Documented-Policy tier only. This score rates how clearly Tana's public cancellation page is published (cited, dated) — opinion grounded in disclosed facts, not a finding about the real cancel experience, and not legal advice. The behavioural Verified-Flow grade is pending.

67/ 100 · C

Software / SaaS · US

How hard is it to cancel Tana?

Tana scores 67/100 (grade C) for how clearly it documents cancellation in the US — a partially documented cancellation policy with notable gaps. Cancellation is available via online (self-serve), email.

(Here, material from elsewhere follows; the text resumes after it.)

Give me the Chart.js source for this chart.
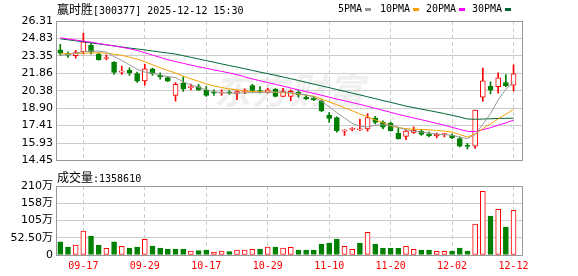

Last reviewed 2026-06-06 · Documented-Policy tier · grade C

Tana subscriptions can be cancelled at any time through the in-app account settings (Plan section > Cancel plan, which routes through a Stripe portal) or by emailing [email protected]. No advance notice period is required. Upon cancellation, access continues through the end of the current paid billing cycle with no refund issued for the remaining period. No pause or freeze option is offered.

How to cancel Tana

  • Channels: online (self-serve), email
  • Official cancellation page: https://tana.inc/terms
  • Pause/freeze: not offered. No pause or freeze option is mentioned in Tana's terms or documentation.
  • Account/data deletion: Account deletion is available via in-app settings under 'Delete account'. Upon deletion, all user content and account information becomes inaccessible. Tana provides no guarantee that deleted content is retrievable. The email address is placed on a delete list blocking new account creation. Users retain the ability to export their data before deletion. https://outliner.tana.inc/learn/features/account-settings

Evidence

Scope & fairness

This is the Documented-Policy tier: it measures how clearly the cancellation policy is published (cited, dated facts), not the behavioural experience of cancelling (Verified-Flow audit pending). Every company is scored on the same five dimensions with the same published weights — scores cannot be bought or removed. It is opinion grounded in disclosed facts, and not legal advice.